The other is the poison bait trap. You snip off the end and place it by their front door. "Kills the Queen!" says the box, which sounds so Shakespearean you wonder if the instructions are in sonnet form.
The ants pick up some of the sweet poison and take it home, whereupon everyone dies. Not all at once, though. There's time for that one guy who brought it home to get a really serious reprimand in his personnel file. It works, I guess, but it depends on the ants doing the important part. Why can't I just pour the stuff down the hole?
"Oh, no," the inventor says. "That would be too crude. It lacks the satisfying knowledge that the ants themselves are the instruments of their destruction."
OK, but the important part here is "destruction," so maybe if I just inject the stuff into the hole ...

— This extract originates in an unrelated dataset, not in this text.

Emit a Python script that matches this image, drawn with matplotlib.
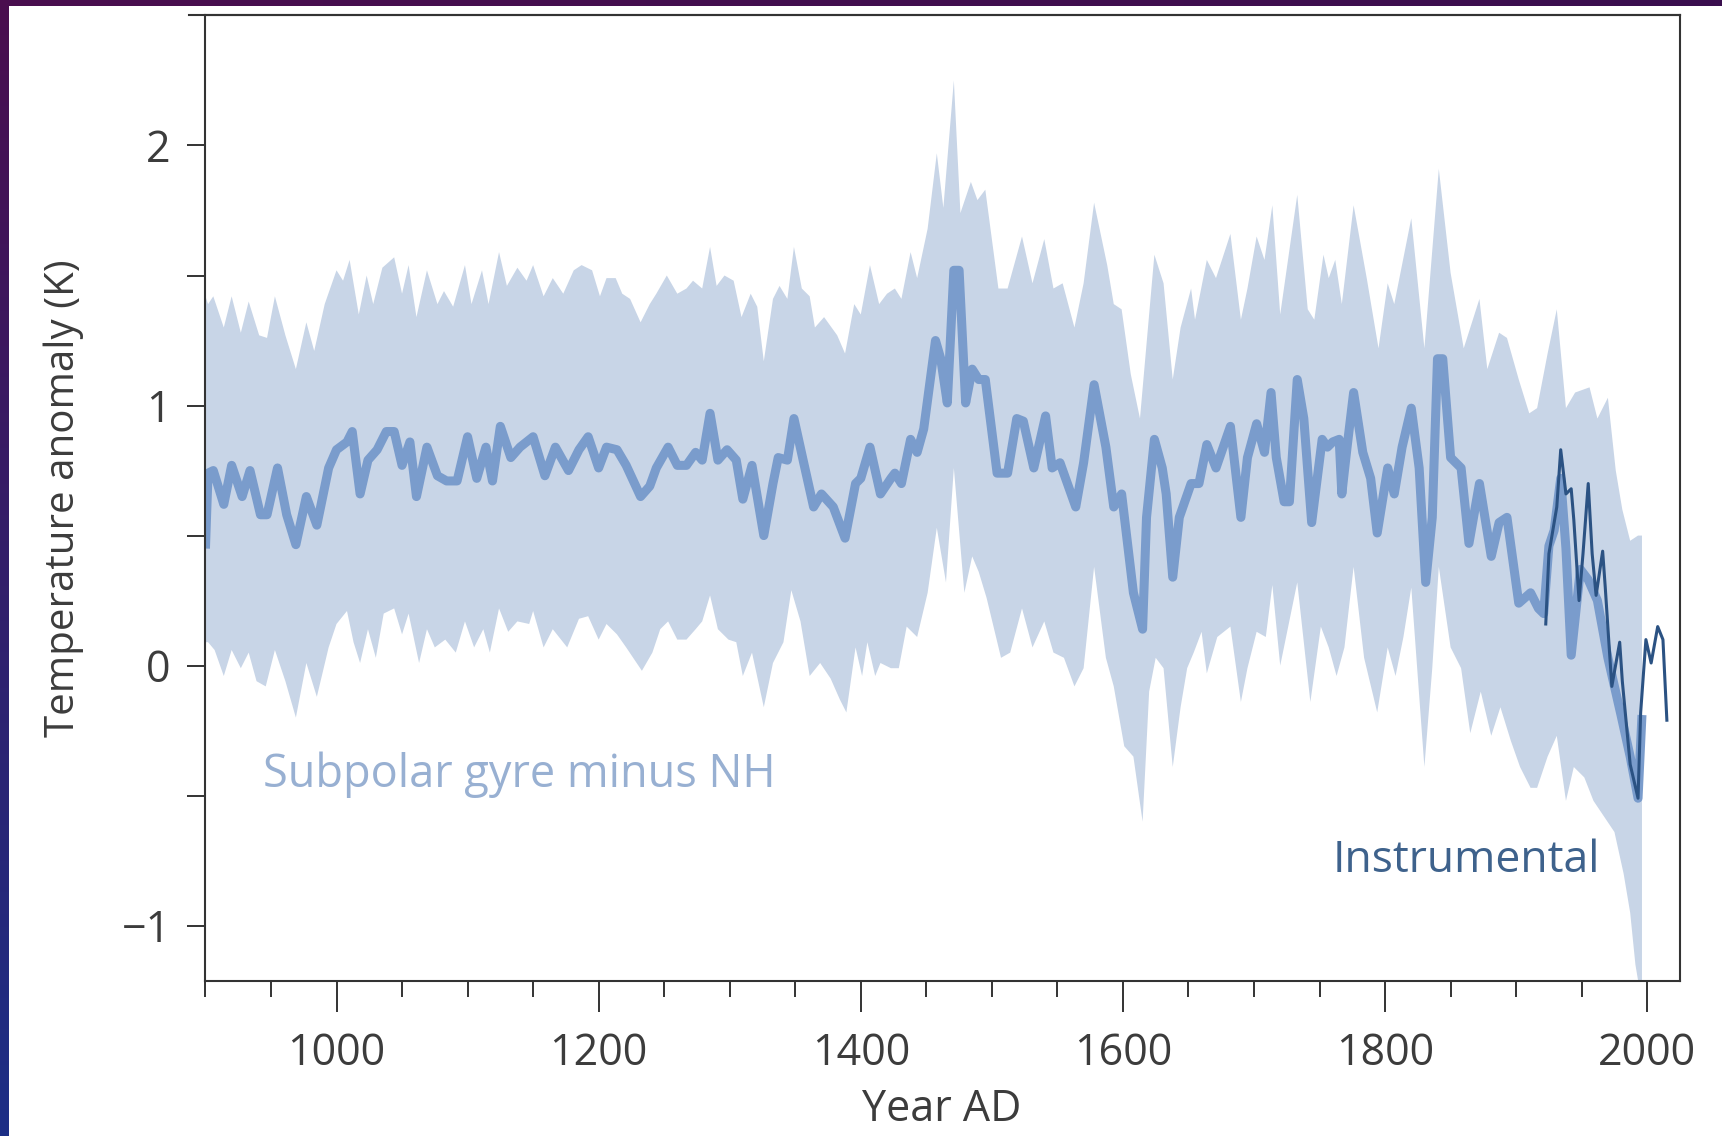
import numpy as np
import matplotlib
matplotlib.use("Agg")
import matplotlib.pyplot as plt
from matplotlib.colors import LinearSegmentedColormap

plt.rcParams['font.family'] = ['Open Sans', 'DejaVu Sans']

# smoothed reconstruction (thick line)
center_years = [900, 902, 906, 914, 920, 928, 934, 942, 947, 955, 962, 969, 977, 985, 994,
                1000, 1008, 1012, 1018, 1024, 1031, 1038, 1044, 1050, 1056, 1061, 1069, 1077,
                1084, 1092, 1100, 1107, 1114, 1119, 1125, 1133, 1140, 1150, 1159, 1167, 1177,
                1185, 1192, 1200, 1206, 1214, 1221, 1232, 1239, 1244, 1253, 1260, 1267, 1274,
                1279, 1285, 1291, 1298, 1305, 1310, 1317, 1326, 1333, 1337, 1344, 1349, 1356,
                1364, 1370, 1379, 1388, 1396, 1400, 1407, 1415, 1423, 1426, 1431, 1438, 1443,
                1448, 1457, 1461, 1466, 1471, 1475, 1480, 1485, 1490, 1495, 1504, 1512, 1519,
                1524, 1532, 1541, 1546, 1552, 1564, 1570, 1578, 1587, 1593, 1599, 1608, 1615,
                1618, 1624, 1630, 1633, 1638, 1643, 1652, 1658, 1664, 1671, 1682, 1690, 1695,
                1702, 1708, 1713, 1717, 1723, 1727, 1733, 1738, 1744, 1752, 1756, 1760, 1765,
                1767, 1771, 1776, 1783, 1789, 1794, 1802, 1807, 1813, 1820, 1826, 1831, 1836,
                1840, 1844, 1850, 1858, 1864, 1872, 1881, 1887, 1893, 1902, 1911, 1917, 1921,
                1925, 1929, 1934, 1938, 1942, 1949, 1955, 1962, 1970, 1980, 1987, 1993, 1996]
center_vals = [0.45, 0.74, 0.75, 0.62, 0.77, 0.65, 0.75, 0.58, 0.58, 0.76, 0.58, 0.465, 0.65, 0.54, 0.76,
               0.83, 0.86, 0.90, 0.66, 0.79, 0.83, 0.90, 0.90, 0.77, 0.86, 0.65, 0.84, 0.73,
               0.71, 0.71, 0.88, 0.72, 0.84, 0.71, 0.92, 0.80, 0.84, 0.88, 0.73, 0.84, 0.75,
               0.83, 0.88, 0.76, 0.84, 0.83, 0.77, 0.65, 0.69, 0.76, 0.84, 0.77, 0.77, 0.82,
               0.79, 0.97, 0.79, 0.83, 0.79, 0.64, 0.77, 0.50, 0.70, 0.80, 0.79, 0.95, 0.79,
               0.61, 0.66, 0.61, 0.49, 0.70, 0.72, 0.84, 0.66, 0.72, 0.74, 0.70, 0.87, 0.82,
               0.91, 1.25, 1.18, 1.01, 1.52, 1.52, 1.01, 1.14, 1.10, 1.10, 0.74, 0.74, 0.95,
               0.94, 0.76, 0.96, 0.76, 0.78, 0.61, 0.78, 1.08, 0.84, 0.61, 0.66, 0.28, 0.14,
               0.57, 0.87, 0.76, 0.66, 0.34, 0.57, 0.70, 0.70, 0.85, 0.76, 0.92, 0.57, 0.80,
               0.93, 0.82, 1.05, 0.80, 0.63, 0.63, 1.10, 0.95, 0.55, 0.87, 0.84, 0.86, 0.87,
               0.66, 0.84, 1.05, 0.82, 0.72, 0.51, 0.76, 0.66, 0.84, 0.99, 0.76, 0.32, 0.57,
               1.18, 1.18, 0.80, 0.76, 0.47, 0.70, 0.42, 0.55, 0.57, 0.24, 0.28, 0.22, 0.20,
               0.46, 0.52, 0.72, 0.45, 0.04, 0.37, 0.33, 0.25, 0.03, -0.19, -0.35, -0.51, -0.19]

# uncertainty band, upper edge
upper_years = [900, 902, 906, 914, 920, 927, 933, 941, 947, 953, 961, 969, 977, 983, 991,
               1000, 1005, 1010, 1017, 1023, 1028, 1035, 1044, 1050, 1055, 1061, 1069, 1077,
               1082, 1089, 1098, 1103, 1111, 1116, 1124, 1130, 1138, 1145, 1150, 1158, 1165,
               1173, 1181, 1187, 1195, 1201, 1206, 1213, 1218, 1224, 1232, 1239, 1244, 1252,
               1260, 1267, 1272, 1279, 1285, 1290, 1296, 1303, 1309, 1316, 1321, 1326, 1333,
               1338, 1344, 1349, 1355, 1361, 1365, 1372, 1382, 1388, 1395, 1400, 1407, 1414,
               1420, 1426, 1431, 1438, 1443, 1451, 1458, 1463, 1471, 1476, 1484, 1489, 1495,
               1505, 1512, 1523, 1531, 1540, 1547, 1554, 1563, 1570, 1578, 1588, 1593, 1599,
               1606, 1613, 1624, 1631, 1638, 1644, 1652, 1655, 1664, 1671, 1682, 1690, 1695,
               1702, 1708, 1714, 1720, 1733, 1741, 1746, 1753, 1757, 1762, 1767, 1776, 1786,
               1795, 1802, 1807, 1820, 1830, 1841, 1850, 1860, 1872, 1878, 1887, 1893, 1902,
               1910, 1916, 1924, 1931, 1938, 1945, 1956, 1962, 1970, 1976, 1981, 1987, 1993, 1996]
upper_vals = [1.42, 1.39, 1.42, 1.30, 1.42, 1.28, 1.40, 1.27, 1.26, 1.42, 1.27, 1.14, 1.32, 1.21, 1.39,
              1.52, 1.48, 1.56, 1.35, 1.50, 1.39, 1.53, 1.57, 1.43, 1.54, 1.34, 1.52, 1.39,
              1.44, 1.38, 1.54, 1.39, 1.52, 1.39, 1.59, 1.46, 1.53, 1.48, 1.54, 1.42, 1.49,
              1.43, 1.52, 1.54, 1.52, 1.42, 1.49, 1.49, 1.43, 1.41, 1.32, 1.39, 1.43, 1.50,
              1.43, 1.45, 1.48, 1.45, 1.61, 1.46, 1.50, 1.48, 1.34, 1.43, 1.38, 1.17, 1.41,
              1.46, 1.41, 1.61, 1.45, 1.42, 1.30, 1.34, 1.27, 1.20, 1.39, 1.35, 1.54, 1.39,
              1.43, 1.45, 1.41, 1.59, 1.49, 1.68, 1.97, 1.76, 2.25, 1.74, 1.86, 1.79, 1.83,
              1.45, 1.45, 1.65, 1.47, 1.64, 1.45, 1.47, 1.30, 1.47, 1.78, 1.54, 1.39, 1.37,
              1.12, 0.95, 1.58, 1.47, 1.10, 1.30, 1.45, 1.33, 1.56, 1.49, 1.66, 1.33, 1.45,
              1.65, 1.56, 1.77, 1.35, 1.81, 1.37, 1.33, 1.58, 1.49, 1.56, 1.39, 1.77, 1.49,
              1.22, 1.47, 1.39, 1.72, 1.22, 1.91, 1.51, 1.22, 1.41, 1.14, 1.28, 1.26, 1.10,
              0.97, 0.99, 1.20, 1.37, 0.99, 1.05, 1.07, 0.95, 1.03, 0.75, 0.60, 0.48, 0.50, 0.50]

# uncertainty band, lower edge
lower_years = [900, 902, 907, 914, 920, 927, 933, 939, 946, 953, 961, 969, 977, 985, 994,
               1000, 1008, 1013, 1018, 1024, 1030, 1036, 1044, 1050, 1055, 1063, 1069, 1075,
               1083, 1091, 1098, 1105, 1112, 1117, 1124, 1131, 1138, 1147, 1150, 1158, 1165,
               1176, 1185, 1192, 1200, 1206, 1214, 1221, 1233, 1241, 1247, 1253, 1260, 1267,
               1274, 1279, 1285, 1291, 1299, 1305, 1310, 1317, 1326, 1333, 1341, 1347, 1354,
               1361, 1369, 1377, 1384, 1389, 1396, 1401, 1405, 1411, 1415, 1423, 1429, 1435,
               1443, 1451, 1458, 1465, 1471, 1479, 1485, 1490, 1496, 1507, 1514, 1523, 1531,
               1540, 1547, 1555, 1563, 1570, 1578, 1587, 1593, 1601, 1608, 1615, 1620, 1625,
               1631, 1638, 1644, 1649, 1654, 1660, 1664, 1672, 1682, 1690, 1695, 1702, 1709,
               1714, 1720, 1733, 1743, 1751, 1757, 1763, 1769, 1776, 1784, 1794, 1802, 1808,
               1814, 1820, 1830, 1836, 1841, 1850, 1858, 1865, 1873, 1881, 1888, 1896, 1903,
               1911, 1916, 1924, 1931, 1938, 1944, 1952, 1959, 1967, 1975, 1982, 1987, 1991, 1996]
lower_vals = [0.09, 0.09, 0.06, -0.04, 0.06, -0.01, 0.05, -0.06, -0.08, 0.06, -0.06, -0.20, 0.01, -0.12, 0.07,
              0.16, 0.21, 0.09, 0.01, 0.14, 0.03, 0.20, 0.22, 0.12, 0.20, 0.01, 0.14, 0.07,
              0.10, 0.05, 0.17, 0.07, 0.14, 0.05, 0.22, 0.13, 0.17, 0.16, 0.21, 0.07, 0.14,
              0.07, 0.18, 0.19, 0.10, 0.16, 0.12, 0.07, -0.02, 0.05, 0.14, 0.17, 0.10, 0.10,
              0.14, 0.17, 0.27, 0.14, 0.10, 0.09, -0.04, 0.05, -0.16, 0.01, 0.09, 0.29, 0.17,
              -0.04, 0.01, -0.05, -0.13, -0.18, 0.07, -0.04, 0.09, -0.04, 0.01, -0.01, -0.01, 0.15,
              0.11, 0.28, 0.53, 0.32, 0.76, 0.28, 0.42, 0.36, 0.26, 0.03, 0.05, 0.22, 0.07,
              0.17, 0.05, 0.03, -0.08, -0.01, 0.38, 0.03, -0.08, -0.31, -0.35, -0.60, -0.10, 0.03,
              -0.01, -0.39, -0.16, -0.01, 0.05, 0.13, -0.03, 0.11, 0.15, -0.14, -0.01, 0.13, 0.11,
              0.31, 0.00, 0.32, -0.14, 0.15, 0.07, -0.04, 0.07, 0.38, 0.03, -0.18, 0.07, -0.04,
              0.11, 0.30, -0.39, -0.01, 0.38, 0.07, -0.01, -0.26, -0.10, -0.27, -0.16, -0.29, -0.39,
              -0.47, -0.47, -0.35, -0.27, -0.52, -0.39, -0.43, -0.52, -0.58, -0.64, -0.80, -0.95, -1.15, -1.30]

# instrumental record
instr_years = [1922.6, 1925, 1931, 1934, 1938, 1942, 1944, 1948, 1951, 1955, 1958, 1961, 1966,
               1968, 1971, 1973, 1979, 1981, 1987, 1993, 1995, 1999, 2003, 2008, 2012, 2015]
instr_vals = [0.16, 0.43, 0.61, 0.83, 0.66, 0.68, 0.56, 0.25, 0.43, 0.70, 0.43, 0.27, 0.44,
              0.30, 0.07, -0.08, 0.09, -0.06, -0.38, -0.51, -0.18, 0.10, 0.01, 0.15, 0.10, -0.21]

fig = plt.figure(figsize=(17.22, 11.36), dpi=100)
fig.patch.set_facecolor('white')

# dark frame strips on the left and top edges of the slide
edge = LinearSegmentedColormap.from_list('edge', ['#4a0e4e', '#1c2f86'])
lax = fig.add_axes([0, 0, 9 / 1722, 1])
lax.imshow(np.linspace(0, 1, 256).reshape(-1, 1), aspect='auto', cmap=edge)
lax.axis('off')
tax = fig.add_axes([0, 1 - 6 / 1136, 1, 6 / 1136])
tax.imshow(np.linspace(0, 1, 256).reshape(1, -1), aspect='auto',
           cmap=LinearSegmentedColormap.from_list('top', ['#4a0e4e', '#3a0f4e']))
tax.axis('off')

ax = fig.add_axes([0.1193, 0.1364, 0.9756 - 0.1193, 0.9864 - 0.1364])

band_x = np.concatenate([upper_years, lower_years[::-1]])
band_y = np.concatenate([upper_vals, lower_vals[::-1]])
ax.fill(band_x, band_y, color='#c8d5e7', lw=0, zorder=1)
ax.plot(center_years, center_vals, color='#7a9ccc', lw=6.5, solid_joinstyle='round',
        solid_capstyle='butt', zorder=2)
ax.plot(instr_years, instr_vals, color='#2b5283', lw=2.2, zorder=3)

ax.set_xlim(900, 2025)
ax.set_ylim(-1.213, 2.50)

ax.set_xticks([1000, 1200, 1400, 1600, 1800, 2000])
ax.set_xticks(np.arange(900, 2025, 50), minor=True)
ax.set_yticks([-1, 0, 1, 2])
ax.set_yticks([-0.5, 0.5, 1.5], minor=True)
ax.set_yticklabels(['\u22121', '0', '1', '2'])

tick_col = '#3c3c3c'
ax.tick_params(axis='x', which='major', direction='out', length=22, width=1.4,
               color='#333333', labelsize=31, labelcolor=tick_col, pad=14)
ax.tick_params(axis='x', which='minor', direction='out', length=11.5, width=1.4, color='#333333')
ax.tick_params(axis='y', which='both', direction='out', length=13, width=1.4,
               color='#333333', labelsize=31, labelcolor=tick_col, pad=12)

for side in ['left', 'right', 'bottom', 'top']:
    ax.spines[side].set_color('#333333')
    ax.spines[side].set_linewidth(1.5)
# top rule runs a little past the left spine
ax.plot([-0.011, 1], [1, 1], transform=ax.transAxes, clip_on=False, color='#333333', lw=1.5)

ax.set_xlabel('Year AD', fontsize=31, color=tick_col)
ax.xaxis.set_label_coords(0.4996, -0.133)
ax.xaxis.label.set_verticalalignment('center')
ax.set_ylabel('Temperature anomaly (K)', fontsize=29, color=tick_col, va='center')
ax.yaxis.set_label_coords(-0.096, 0.5)

ax.text(944, -0.42, 'Subpolar gyre minus NH', fontsize=32.5, color='#98b0d2', va='center')
ax.text(1760, -0.75, 'Instrumental', fontsize=32, color='#3e628c', va='center')

fig.savefig('out.png', dpi=100, facecolor='white')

"No! The grim pleasure arises from knowing that the ants cannot help but bring about their ruin, that the lowliest worker in the performance of its duties delivers a fatal gift to the monarch in her chambers! And in her dying, she knows she is undone by the mechanics of her social constructs, a regime she was unable, for all her power, to undo!"
Dude, they're ants, not French nobility. Let me squirt it down the hole.